Though it's kind of hard to explain to your doctor why your arms are rug-burned from the elbows down.
It's not a bad idea, but they make soft-key keyboards for this very reason, and that's a lot less stupid-looking than the forearm hazmat suit. Look at that thing: It's like somebody put your hands in quarantine (and honestly, probably rightfully so; they know what you did with them).
We can see the point of a sauna at home: all that rejuvenating steam without the perpetually nude human disease bags that make their homes exclusively in gym saunas. But who has the money to build a whole other special-purpose room onto their home just so they can lightly poach themselves in peace? At $399, the Fir-Real Sauna is substantially cheaper ... because it's essentially a tarp draped over a lawn chair and a wet space heater.
This isn't a symptom of the exponentially increasing stupidity of our modern world, however -- these things have actually been around for years, as seen in this Elle ad from 1964.
Why do we get the feeling that James Bond is trapped in that thing?
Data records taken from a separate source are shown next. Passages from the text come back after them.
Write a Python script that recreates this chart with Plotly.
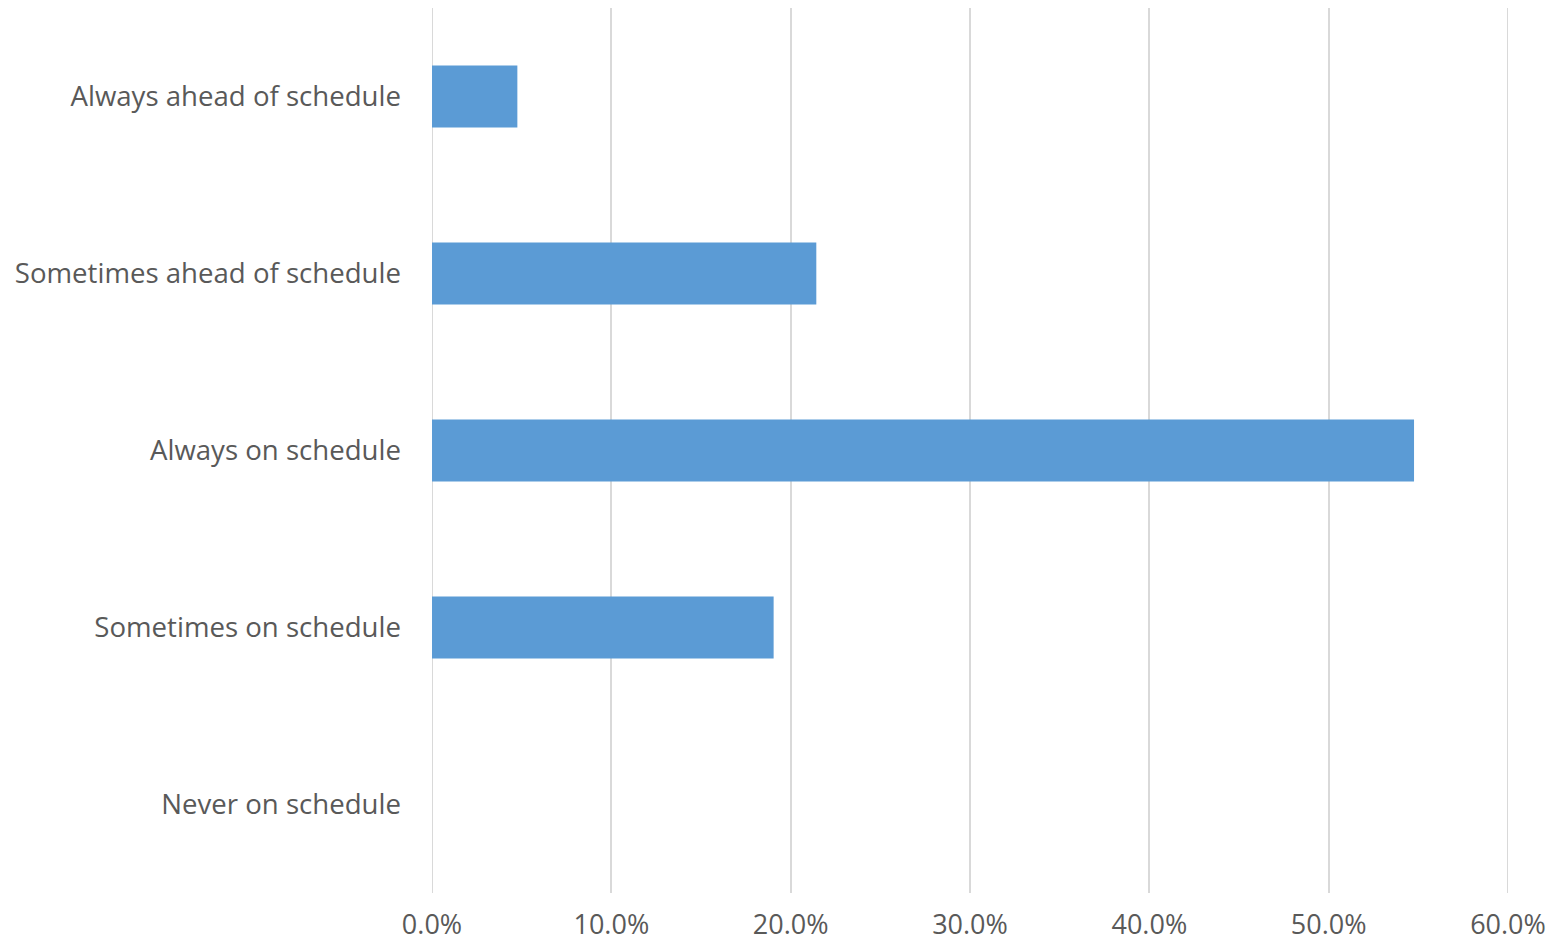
import plotly.graph_objects as go

categories = [
    "Always ahead of schedule",
    "Sometimes ahead of schedule",
    "Always on schedule",
    "Sometimes on schedule",
    "Never on schedule",
]
shares = [0.0476, 0.2143, 0.5476, 0.1905, 0.0]
x_ticks = [0, 0.1, 0.2, 0.3, 0.4, 0.5, 0.6]

fig = go.Figure(
    go.Bar(
        x=shares,
        y=categories,
        orientation="h",
        marker=dict(color="#5b9bd5", line=dict(width=0)),
        hoverinfo="x+y",
    )
)

# Plotly skips gridlines at the range ends, so draw those two as shapes.
for edge in (x_ticks[0], x_ticks[-1]):
    fig.add_shape(
        type="line", xref="x", yref="paper",
        x0=edge, x1=edge, y0=0, y1=1,
        line=dict(color="#d9d9d9", width=2),
        layer="below",
    )

fig.update_layout(
    width=1562,
    height=948,
    margin=dict(l=432, r=54, t=8, b=55),
    plot_bgcolor="white",
    paper_bgcolor="white",
    bargap=0.65,
    showlegend=False,
    font=dict(family="Open Sans, sans-serif", size=27.6, color="#595959"),
)
fig.update_xaxes(
    range=[0, 0.6],
    tickvals=x_ticks,
    tickformat=".1%",
    tickfont=dict(size=27),
    showgrid=True,
    gridcolor="#d9d9d9",
    gridwidth=2,
    zeroline=False,
    showline=False,
    ticks="",
    ticklabelstandoff=13,
    automargin=False,
    fixedrange=True,
)
fig.update_yaxes(
    categoryorder="array",
    categoryarray=categories[::-1],
    showgrid=False,
    zeroline=False,
    showline=False,
    ticks="",
    ticklabelstandoff=30,
    automargin=False,
    fixedrange=True,
)

fig.write_html("out.html")
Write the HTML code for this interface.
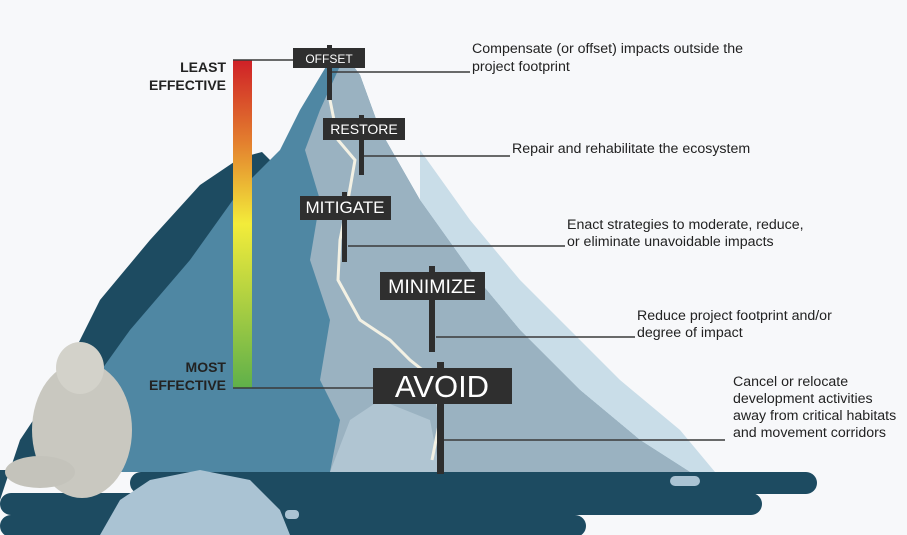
<!DOCTYPE html>
<html><head><meta charset="utf-8"><style>
html,body{margin:0;padding:0;background:#f7f8fa;}
svg{display:block;font-family:"Liberation Sans",sans-serif;}
</style></head><body>
<svg width="907" height="535" viewBox="0 0 907 535" xmlns="http://www.w3.org/2000/svg">
<rect width="907" height="535" fill="#f7f8fa"/>
<!-- dark back mountain -->
<path d="M0,500 L20,440 L60,380 L100,300 L150,240 L200,185 L240,158 L262,152 L275,165 L300,150 L320,470 L0,470 Z" fill="#1d4b61"/>
<!-- main medium mountain -->
<path d="M40,470 L80,400 L130,330 L190,260 L240,190 L280,150 L300,110 L330,60 L345,55 L360,75 L380,130 L420,200 L470,270 L520,330 L580,390 L640,440 L690,472 L40,472 Z" fill="#4f87a3"/>
<!-- lighter fringe -->
<path d="M420,150 L470,220 L520,280 L570,330 L620,380 L680,430 L715,472 L690,472 L640,440 L580,390 L520,330 L470,270 L420,200 Z" fill="#c9dde8"/>
<!-- light right face -->
<path d="M345,55 L360,75 L380,130 L420,200 L470,270 L520,330 L580,390 L640,440 L690,472 L330,472 L340,420 L320,380 L330,320 L310,260 L320,200 L305,150 L320,110 Z" fill="#9ab2c1"/>
<path d="M330,472 L350,420 L380,400 L430,420 L440,472 Z" fill="#b9cdd9" opacity="0.7"/>
<!-- snow ridge line -->
<path d="M330,100 L338,140 L355,160 L348,200 L340,240 L338,280 L360,320 L390,340 L410,360 L435,380 L440,420 L432,460" stroke="#f3f1e4" stroke-width="3" fill="none"/>
<!-- ground bands -->
<rect x="130" y="472" width="687" height="22" rx="11" fill="#1d4b61"/>
<rect x="0" y="493" width="762" height="22" rx="11" fill="#1d4b61"/>
<rect x="0" y="515" width="586" height="22" rx="11" fill="#1d4b61"/>
<path d="M100,535 L120,500 L150,480 L200,470 L250,480 L280,510 L290,535 Z" fill="#aac3d3"/>
<rect x="670" y="476" width="30" height="10" rx="5" fill="#aac3d3"/>
<rect x="285" y="510" width="14" height="9" rx="4" fill="#aac3d3"/>
<!-- snow leopard approx -->
<ellipse cx="82" cy="430" rx="50" ry="68" fill="#c9c8c0"/>
<ellipse cx="80" cy="368" rx="24" ry="26" fill="#d3d2ca"/>
<ellipse cx="40" cy="472" rx="35" ry="16" fill="#c4c3bb"/>
<!-- gradient bar -->
<defs><linearGradient id="g" x1="0" y1="0" x2="0" y2="1">
<stop offset="0" stop-color="#cf2027"/><stop offset="0.25" stop-color="#e37f2e"/>
<stop offset="0.5" stop-color="#f3ec3a"/><stop offset="1" stop-color="#5fb04a"/></linearGradient></defs>
<rect x="233" y="60" width="19" height="328" fill="url(#g)"/>
<line x1="233" y1="60" x2="295" y2="60" stroke="#3a3a3a" stroke-width="1.5"/>
<line x1="233" y1="388" x2="375" y2="388" stroke="#3a3a3a" stroke-width="1.5"/>
<g font-weight="bold" font-size="14" fill="#222" text-anchor="end">
<text x="226" y="72">LEAST</text><text x="226" y="90">EFFECTIVE</text>
<text x="226" y="372">MOST</text><text x="226" y="390">EFFECTIVE</text>
</g>
<!-- connectors -->
<g stroke="#3a3a3a" stroke-width="1.5">
<line x1="330" y1="72" x2="470" y2="72"/>
<line x1="362" y1="156" x2="510" y2="156"/>
<line x1="348" y1="246" x2="565" y2="246"/>
<line x1="436" y1="337" x2="635" y2="337"/>
<line x1="442" y1="440" x2="725" y2="440"/>
</g>
<!-- poles -->
<g fill="#2e2e2e">
<rect x="327" y="45" width="5" height="55"/>
<rect x="359" y="115" width="5" height="60"/>
<rect x="342" y="192" width="5" height="70"/>
<rect x="429" y="266" width="6" height="86"/>
<rect x="437" y="362" width="7" height="112"/>
</g>
<!-- signs -->
<g fill="#2f2f2f">
<rect x="293" y="48" width="72" height="20"/>
<rect x="323" y="118" width="82" height="22"/>
<rect x="300" y="196" width="91" height="24"/>
<rect x="380" y="272" width="105" height="28"/>
<rect x="373" y="368" width="139" height="36"/>
</g>
<g fill="#fff" text-anchor="middle">
<text x="329" y="63" font-size="12">OFFSET</text>
<text x="364" y="134" font-size="14">RESTORE</text>
<text x="345" y="213" font-size="17">MITIGATE</text>
<text x="432" y="293" font-size="19.5">MINIMIZE</text>
<text x="442" y="397" font-size="31">AVOID</text>
</g>
<g font-size="14.2" fill="#222">
<text x="472" y="53">Compensate (or offset) impacts outside the</text>
<text x="472" y="71">project footprint</text>
<text x="512" y="153">Repair and rehabilitate the ecosystem</text>
<text x="567" y="229">Enact strategies to moderate, reduce,</text>
<text x="567" y="246">or eliminate unavoidable impacts</text>
<text x="637" y="320">Reduce project footprint and/or</text>
<text x="637" y="337">degree of impact</text>
<text x="733" y="386">Cancel or relocate</text>
<text x="733" y="403">development activities</text>
<text x="733" y="420">away from critical habitats</text>
<text x="733" y="437">and movement corridors</text>
</g>
</svg>
</body></html>
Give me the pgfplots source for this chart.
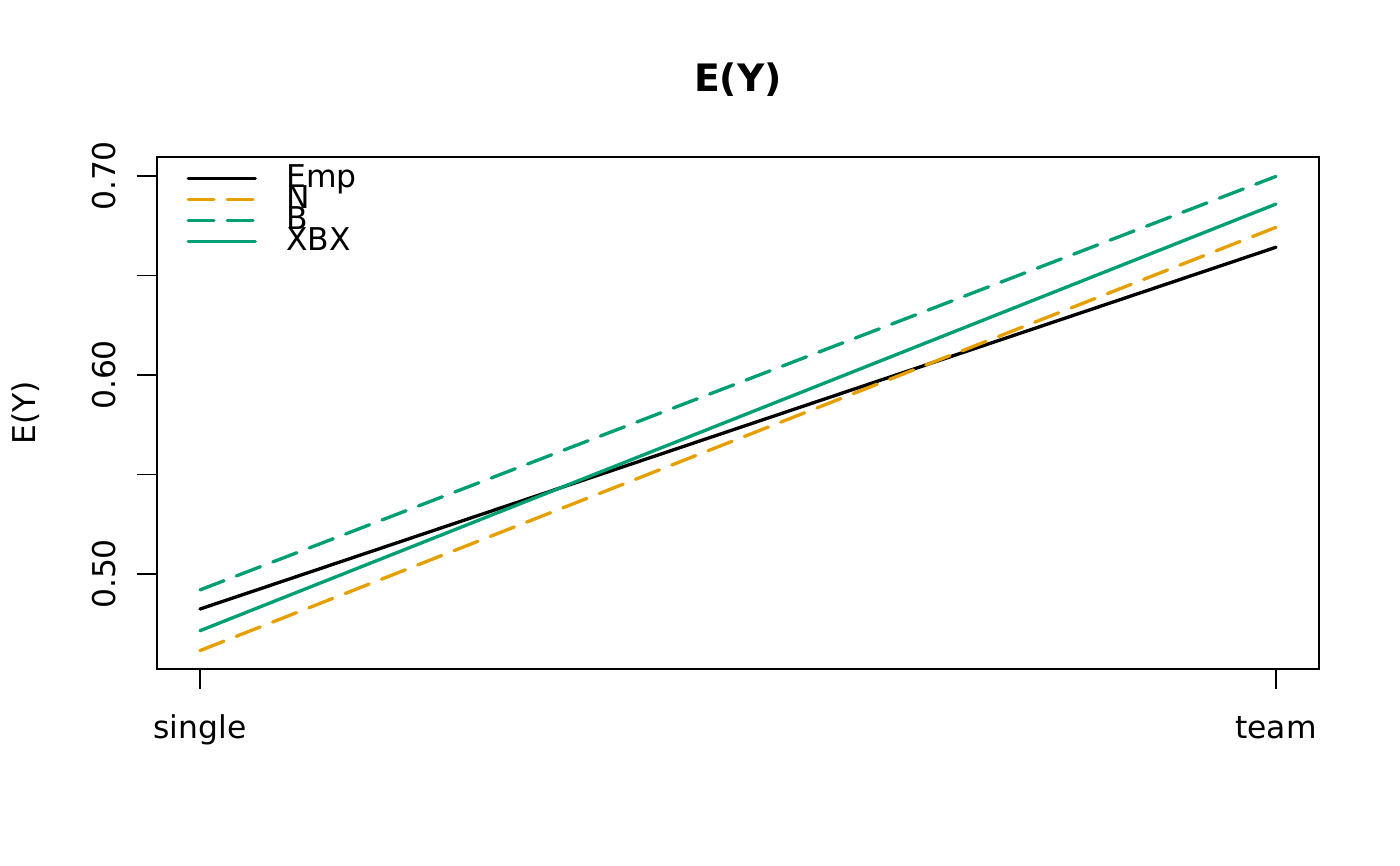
\documentclass[border=0pt]{standalone}
\usepackage{fontspec}
\setmainfont{DejaVu Sans}
\usepackage{pgfplots}
\pgfplotsset{compat=1.18}
\definecolor{rorange}{HTML}{E69F00}
\definecolor{rgreen}{HTML}{009E73}
\begin{document}
\begin{tikzpicture}[font=\fontsize{11.3bp}{13.6bp}\selectfont]
\useasboundingbox (0,0) rectangle (504bp,311.76bp);
\begin{axis}[
  at={(56.52bp,70.92bp)}, anchor=south west,
  scale only axis, width=418.32bp, height=184.32bp,
  xmin=-0.04, xmax=1.04, ymin=0.45226, ymax=0.70955,
  xtick={0,1}, xticklabels={single,team},
  ytick={0.50,0.55,0.60,0.65,0.70}, yticklabels={0.50,,0.60,,0.70},
  tick align=outside, tick pos=left,
  major tick length=7.2bp,
  axis line style={line width=0.7bp},
  every tick/.style={line width=0.5bp, black},
  xticklabel style={anchor=base, yshift=-17.7bp},
  yticklabel style={xshift=-7.9bp, rotate=90, anchor=base},
  ylabel={E(Y)},
  ylabel style={at={([xshift=-43.9bp]axis description cs:0,0.5)}, anchor=base},
  title={E(Y)},
  title style={at={(axis description cs:0.5,1)}, anchor=base, yshift=17.6bp, font=\fontsize{13.6bp}{16bp}\selectfont\bfseries},
  legend image code/.code={\draw[#1, line cap=round] (0bp,0bp) -- (24.1bp,0bp);},
  legend style={at={(axis description cs:0.0255,0.979)}, anchor=north west, draw=none, fill=none,
    inner sep=0pt, outer sep=0pt, row sep=0pt, column sep=10.6bp,
    nodes={inner sep=0pt, outer sep=0pt, text height=7.18bp, text depth=0.38bp, anchor=west}},
  legend cell align=left,
]
\addplot[black, line width=1.2bp, line cap=round] coordinates {(0,0.4824) (1,0.6642)};
\addlegendentry{Emp}
\addplot[rorange, line width=1.2bp, line cap=round, dash pattern=on 9.24bp off 4.8bp] coordinates {(0,0.4615) (1,0.6742)};
\addlegendentry{N}
\addplot[rgreen, line width=1.2bp, line cap=round, dash pattern=on 9.24bp off 4.8bp] coordinates {(0,0.4920) (1,0.6998)};
\addlegendentry{B}
\addplot[rgreen, line width=1.2bp, line cap=round] coordinates {(0,0.4715) (1,0.6859)};
\addlegendentry{XBX}
\end{axis}
\end{tikzpicture}
\end{document}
Apparently, looking like Baron Harkonnen from that Dune movie is the kind of sexy that transcends generations.
We're all basically hauling around a tiny robot army: We've got our smartphones, laptops, e-readers, iPods and Roombas-with-knives-taped-to-them (for self-defense). Unless you want to start carrying a backpack just for cyberwarfare, it's kind of a pain to lug that stuff around. The Grab It Pack finally fixes all that. It lets you haul all your gadgets around in a set of custom-designed, handy pouches that -- bonus -- make you look like a Han Solo/Malcolm Reynolds cosplayer.
His entire life is spent waiting for someone to brag about something so he can tell them, "Great, kid, don't get cocky."
Surely there has to be a better way to transport our electronics without opening oneself up to endless wounded ranting from crazy-eyed Browncoats. And there is! This is the Syte shirt:
Wow, that won't get your ass kicked at all!
It lets you carry your iPad like a kangaroo with a tastefully minimalist joey. The plastic window is also "touch-through," in case you just can't get enough of sarcastic strangers poking you in the chest and asking if you get Reddit on your tits.
Umbrellas are a pain in the ass. Sure, they protect your head and shoulders from the rain, but the second the slightest breeze kicks up, you suddenly find yourself the unwitting mast for an urban sail that, best case scenario, inverts itself in your hands, and worst case scenario, flies from your grip, whips down the street and spears the Pope in the neck.
Besides, you have to dedicate a whole hand just to umbrella maintenance: Who has an entire appendage to spare these days, what with the Twitters and the Pinterests and all? Wouldn't it be great to have some kind of hands-free umbrella that could stand up to a strong wind? Good news: You can buy one today!
Bad news: It makes you look like a joke from Demolition Man.
Enter the Nubrella, an umbrella that you strap on and wear around your head and shoulders, thus freeing your hands and completely protecting you from rain, wind, cold and the love and respect of your fellow man.
"If you die on your bicycle in the middle of a thunderstorm because you didn't buy one, don't say we didn't warn you."